_What you should do:_ From the line with "Generate a web" to the line with "const yTicks = [0, 20, 40, 60, 80, 100];", both included, repeat each line exactly and leave out the pictures.

Entries with chart source code

● ● ● ● ● ● ●

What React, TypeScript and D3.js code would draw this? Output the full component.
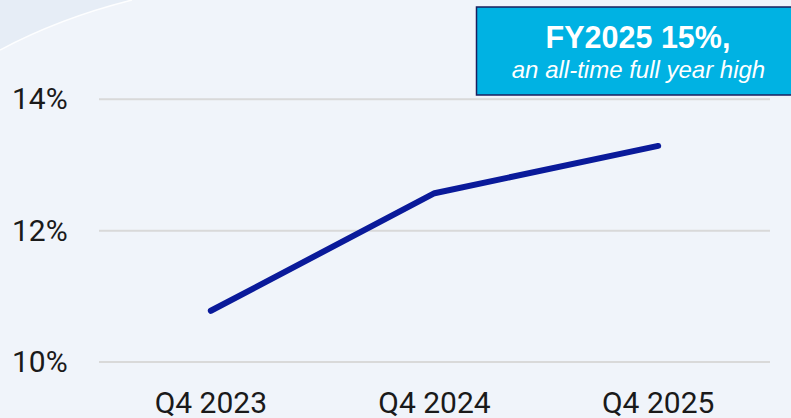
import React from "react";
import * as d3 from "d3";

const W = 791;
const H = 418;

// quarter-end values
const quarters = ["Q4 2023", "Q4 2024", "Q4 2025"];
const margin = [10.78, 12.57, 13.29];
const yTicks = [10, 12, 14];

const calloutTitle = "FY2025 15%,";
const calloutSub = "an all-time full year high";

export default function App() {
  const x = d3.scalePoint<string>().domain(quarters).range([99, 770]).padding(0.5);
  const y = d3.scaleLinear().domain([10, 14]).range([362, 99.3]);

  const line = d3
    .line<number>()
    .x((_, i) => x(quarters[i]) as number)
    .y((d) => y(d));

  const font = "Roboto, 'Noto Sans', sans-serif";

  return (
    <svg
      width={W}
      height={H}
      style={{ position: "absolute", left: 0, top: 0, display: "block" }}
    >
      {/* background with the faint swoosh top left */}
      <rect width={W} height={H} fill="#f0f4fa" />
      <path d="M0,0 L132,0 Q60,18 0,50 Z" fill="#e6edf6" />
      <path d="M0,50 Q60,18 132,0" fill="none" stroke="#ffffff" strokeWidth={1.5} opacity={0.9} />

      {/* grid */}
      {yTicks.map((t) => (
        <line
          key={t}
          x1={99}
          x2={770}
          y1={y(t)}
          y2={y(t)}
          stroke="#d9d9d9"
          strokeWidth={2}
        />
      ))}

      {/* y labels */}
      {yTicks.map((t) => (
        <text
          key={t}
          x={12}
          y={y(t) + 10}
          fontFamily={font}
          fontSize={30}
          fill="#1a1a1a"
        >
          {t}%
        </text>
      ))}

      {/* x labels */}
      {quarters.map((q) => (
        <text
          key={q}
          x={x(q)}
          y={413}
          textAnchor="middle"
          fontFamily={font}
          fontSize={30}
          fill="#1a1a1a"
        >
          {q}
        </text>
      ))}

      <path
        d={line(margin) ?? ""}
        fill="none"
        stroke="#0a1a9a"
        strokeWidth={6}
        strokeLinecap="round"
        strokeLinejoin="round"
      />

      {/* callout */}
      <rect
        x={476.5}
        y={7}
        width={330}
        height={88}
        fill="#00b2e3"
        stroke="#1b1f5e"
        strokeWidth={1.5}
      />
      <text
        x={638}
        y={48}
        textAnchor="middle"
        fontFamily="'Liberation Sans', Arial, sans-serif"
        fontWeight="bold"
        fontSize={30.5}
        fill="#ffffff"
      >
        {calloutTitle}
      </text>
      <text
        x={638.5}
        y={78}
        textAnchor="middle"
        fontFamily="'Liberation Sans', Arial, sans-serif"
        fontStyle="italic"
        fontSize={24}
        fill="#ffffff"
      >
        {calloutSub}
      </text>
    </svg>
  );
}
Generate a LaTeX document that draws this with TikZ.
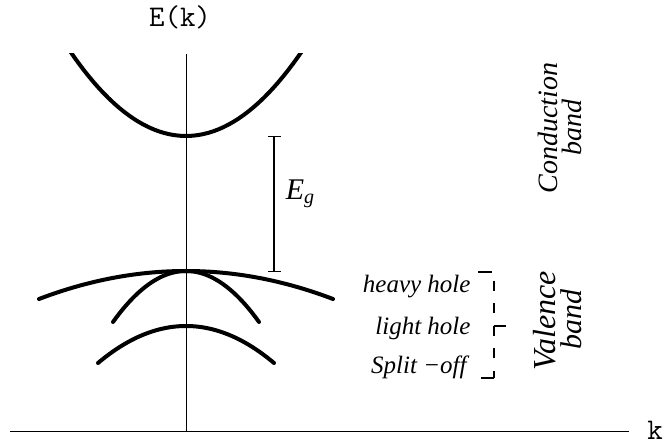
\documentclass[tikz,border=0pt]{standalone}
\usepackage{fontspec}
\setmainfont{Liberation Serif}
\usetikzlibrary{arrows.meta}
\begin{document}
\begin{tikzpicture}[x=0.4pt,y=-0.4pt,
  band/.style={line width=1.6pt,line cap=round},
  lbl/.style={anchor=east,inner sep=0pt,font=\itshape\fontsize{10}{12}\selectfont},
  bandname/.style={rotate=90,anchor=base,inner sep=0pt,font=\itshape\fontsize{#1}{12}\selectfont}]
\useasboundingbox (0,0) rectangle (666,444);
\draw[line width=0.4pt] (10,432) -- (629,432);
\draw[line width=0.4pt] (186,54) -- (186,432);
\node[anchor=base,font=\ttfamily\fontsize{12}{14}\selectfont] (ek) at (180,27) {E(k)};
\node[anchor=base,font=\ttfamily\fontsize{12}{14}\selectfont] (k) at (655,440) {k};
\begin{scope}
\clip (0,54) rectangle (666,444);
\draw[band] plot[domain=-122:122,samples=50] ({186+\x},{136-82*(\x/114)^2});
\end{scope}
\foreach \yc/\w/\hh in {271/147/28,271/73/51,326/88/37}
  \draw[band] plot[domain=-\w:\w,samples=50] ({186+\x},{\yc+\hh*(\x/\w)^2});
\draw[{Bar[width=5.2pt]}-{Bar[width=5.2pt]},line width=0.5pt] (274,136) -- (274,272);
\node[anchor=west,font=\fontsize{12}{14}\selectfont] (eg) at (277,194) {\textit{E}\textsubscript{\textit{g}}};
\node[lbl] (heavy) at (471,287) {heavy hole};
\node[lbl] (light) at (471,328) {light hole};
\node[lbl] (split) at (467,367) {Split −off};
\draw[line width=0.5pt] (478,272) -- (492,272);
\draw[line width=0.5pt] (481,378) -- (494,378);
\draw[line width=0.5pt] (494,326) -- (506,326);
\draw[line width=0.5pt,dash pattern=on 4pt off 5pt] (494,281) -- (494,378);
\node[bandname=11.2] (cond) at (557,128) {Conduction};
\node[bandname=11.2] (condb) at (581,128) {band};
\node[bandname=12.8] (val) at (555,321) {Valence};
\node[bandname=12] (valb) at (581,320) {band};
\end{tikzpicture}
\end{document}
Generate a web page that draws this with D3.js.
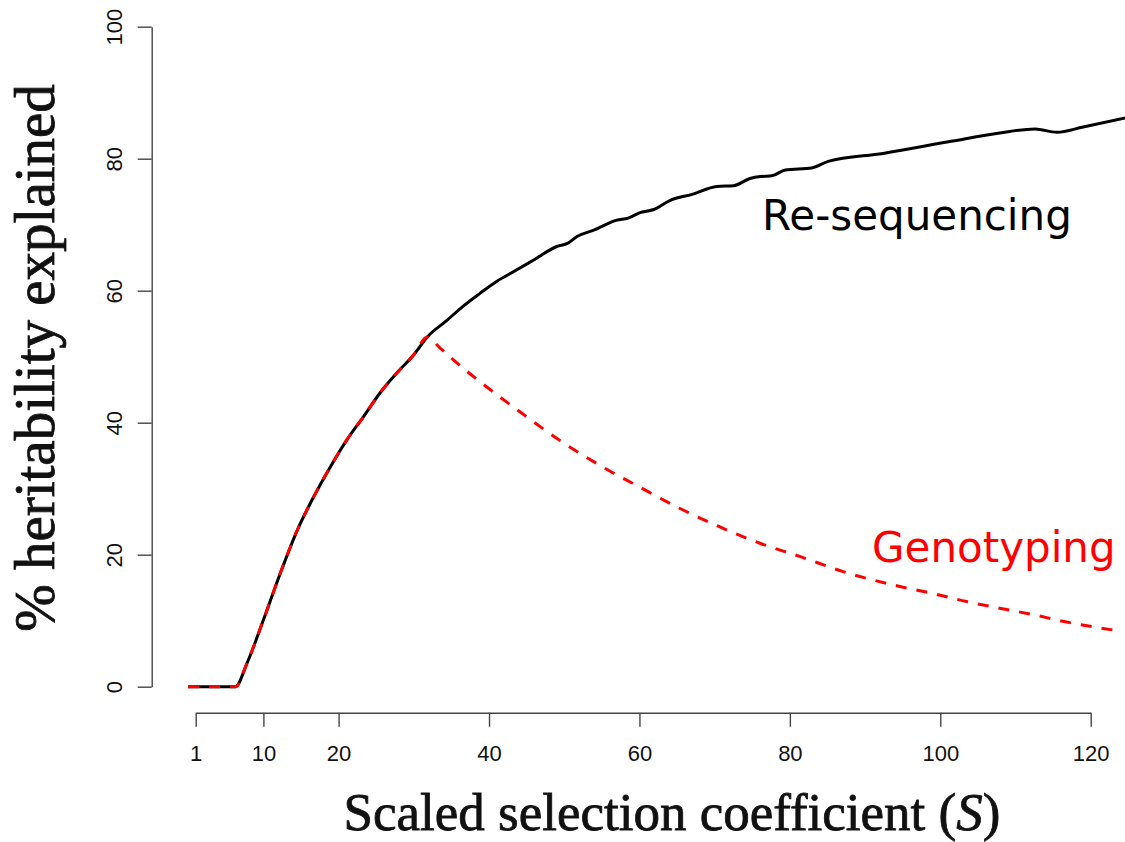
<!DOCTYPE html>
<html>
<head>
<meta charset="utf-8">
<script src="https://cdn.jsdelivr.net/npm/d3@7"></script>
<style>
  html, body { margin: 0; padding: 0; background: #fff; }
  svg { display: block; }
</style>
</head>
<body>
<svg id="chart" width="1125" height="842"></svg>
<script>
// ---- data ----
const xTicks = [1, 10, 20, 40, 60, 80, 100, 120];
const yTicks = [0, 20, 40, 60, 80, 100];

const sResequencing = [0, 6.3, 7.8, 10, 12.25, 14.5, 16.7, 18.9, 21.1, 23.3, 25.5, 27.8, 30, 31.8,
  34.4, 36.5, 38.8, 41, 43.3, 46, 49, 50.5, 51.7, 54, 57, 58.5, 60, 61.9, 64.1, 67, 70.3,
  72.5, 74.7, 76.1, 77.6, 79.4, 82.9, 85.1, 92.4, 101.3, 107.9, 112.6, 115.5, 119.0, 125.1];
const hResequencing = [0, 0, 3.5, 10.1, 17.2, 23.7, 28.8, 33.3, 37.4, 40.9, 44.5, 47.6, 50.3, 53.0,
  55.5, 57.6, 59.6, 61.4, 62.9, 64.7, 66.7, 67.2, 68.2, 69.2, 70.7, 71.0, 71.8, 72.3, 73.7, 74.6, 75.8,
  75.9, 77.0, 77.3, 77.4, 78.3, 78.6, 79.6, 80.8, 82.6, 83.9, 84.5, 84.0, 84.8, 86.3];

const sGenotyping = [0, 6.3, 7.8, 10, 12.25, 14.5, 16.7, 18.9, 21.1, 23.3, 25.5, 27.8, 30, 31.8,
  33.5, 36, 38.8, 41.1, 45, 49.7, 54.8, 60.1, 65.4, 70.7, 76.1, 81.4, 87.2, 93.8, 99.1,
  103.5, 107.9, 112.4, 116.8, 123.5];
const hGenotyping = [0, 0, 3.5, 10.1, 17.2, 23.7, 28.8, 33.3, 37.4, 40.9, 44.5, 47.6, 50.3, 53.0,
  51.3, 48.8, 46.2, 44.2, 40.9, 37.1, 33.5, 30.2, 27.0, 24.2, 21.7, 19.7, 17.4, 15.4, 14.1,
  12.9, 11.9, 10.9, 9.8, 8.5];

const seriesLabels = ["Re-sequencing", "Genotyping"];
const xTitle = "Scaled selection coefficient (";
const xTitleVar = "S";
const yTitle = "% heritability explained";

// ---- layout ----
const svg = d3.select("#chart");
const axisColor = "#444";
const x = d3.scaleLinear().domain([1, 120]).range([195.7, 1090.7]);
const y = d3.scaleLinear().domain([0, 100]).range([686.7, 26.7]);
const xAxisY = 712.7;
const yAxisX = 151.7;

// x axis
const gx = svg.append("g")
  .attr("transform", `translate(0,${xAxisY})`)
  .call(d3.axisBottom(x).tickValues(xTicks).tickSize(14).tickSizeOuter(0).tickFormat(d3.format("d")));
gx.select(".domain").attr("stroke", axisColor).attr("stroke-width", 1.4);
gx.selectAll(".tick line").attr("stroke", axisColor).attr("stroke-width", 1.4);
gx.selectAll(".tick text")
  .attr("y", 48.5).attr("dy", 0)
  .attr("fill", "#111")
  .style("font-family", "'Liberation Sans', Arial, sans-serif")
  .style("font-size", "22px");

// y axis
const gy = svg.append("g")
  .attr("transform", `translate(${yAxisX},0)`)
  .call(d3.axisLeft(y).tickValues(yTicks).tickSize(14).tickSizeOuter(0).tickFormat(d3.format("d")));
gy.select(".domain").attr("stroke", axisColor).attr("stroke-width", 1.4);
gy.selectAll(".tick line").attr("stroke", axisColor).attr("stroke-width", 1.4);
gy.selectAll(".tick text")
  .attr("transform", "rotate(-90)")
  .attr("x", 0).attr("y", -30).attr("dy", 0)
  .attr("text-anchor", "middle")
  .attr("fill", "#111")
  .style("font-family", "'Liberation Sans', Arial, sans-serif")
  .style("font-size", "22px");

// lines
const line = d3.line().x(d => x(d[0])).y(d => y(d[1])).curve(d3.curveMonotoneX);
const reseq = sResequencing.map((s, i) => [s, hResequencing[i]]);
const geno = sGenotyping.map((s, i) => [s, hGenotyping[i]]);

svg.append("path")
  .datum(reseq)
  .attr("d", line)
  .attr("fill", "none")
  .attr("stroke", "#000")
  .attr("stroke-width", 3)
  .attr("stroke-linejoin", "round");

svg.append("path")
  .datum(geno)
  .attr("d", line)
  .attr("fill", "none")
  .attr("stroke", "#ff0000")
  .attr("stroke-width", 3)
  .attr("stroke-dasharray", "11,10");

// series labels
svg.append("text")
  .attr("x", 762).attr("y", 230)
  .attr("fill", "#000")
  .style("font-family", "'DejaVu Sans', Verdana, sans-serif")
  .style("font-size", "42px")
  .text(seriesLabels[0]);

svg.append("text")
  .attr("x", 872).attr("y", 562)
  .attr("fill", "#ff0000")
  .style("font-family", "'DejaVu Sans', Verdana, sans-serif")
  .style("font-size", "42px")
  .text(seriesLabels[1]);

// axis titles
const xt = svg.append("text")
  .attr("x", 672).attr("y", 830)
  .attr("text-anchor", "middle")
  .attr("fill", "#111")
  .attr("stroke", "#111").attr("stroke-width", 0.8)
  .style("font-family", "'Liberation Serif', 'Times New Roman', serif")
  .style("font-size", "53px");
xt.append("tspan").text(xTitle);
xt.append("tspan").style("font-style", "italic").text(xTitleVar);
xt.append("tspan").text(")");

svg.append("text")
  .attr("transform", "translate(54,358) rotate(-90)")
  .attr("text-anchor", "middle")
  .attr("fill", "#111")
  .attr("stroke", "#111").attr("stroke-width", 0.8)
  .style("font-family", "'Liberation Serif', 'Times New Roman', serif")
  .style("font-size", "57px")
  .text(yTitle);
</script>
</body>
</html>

● ● ● ● ● ● ●

_Correct answer:_
Generate a web page that draws this with D3.js.
<!DOCTYPE html>
<html>
<head>
<meta charset="utf-8">
<script src="https://cdn.jsdelivr.net/npm/d3@7"></script>
<style>
  html, body { margin: 0; padding: 0; background: #fff; }
  svg { display: block; }
</style>
</head>
<body>
<svg id="chart" width="1125" height="842"></svg>
<script>
// ---- data ----
const xTicks = [1, 10, 20, 40, 60, 80, 100, 120];
const yTicks = [0, 20, 40, 60, 80, 100];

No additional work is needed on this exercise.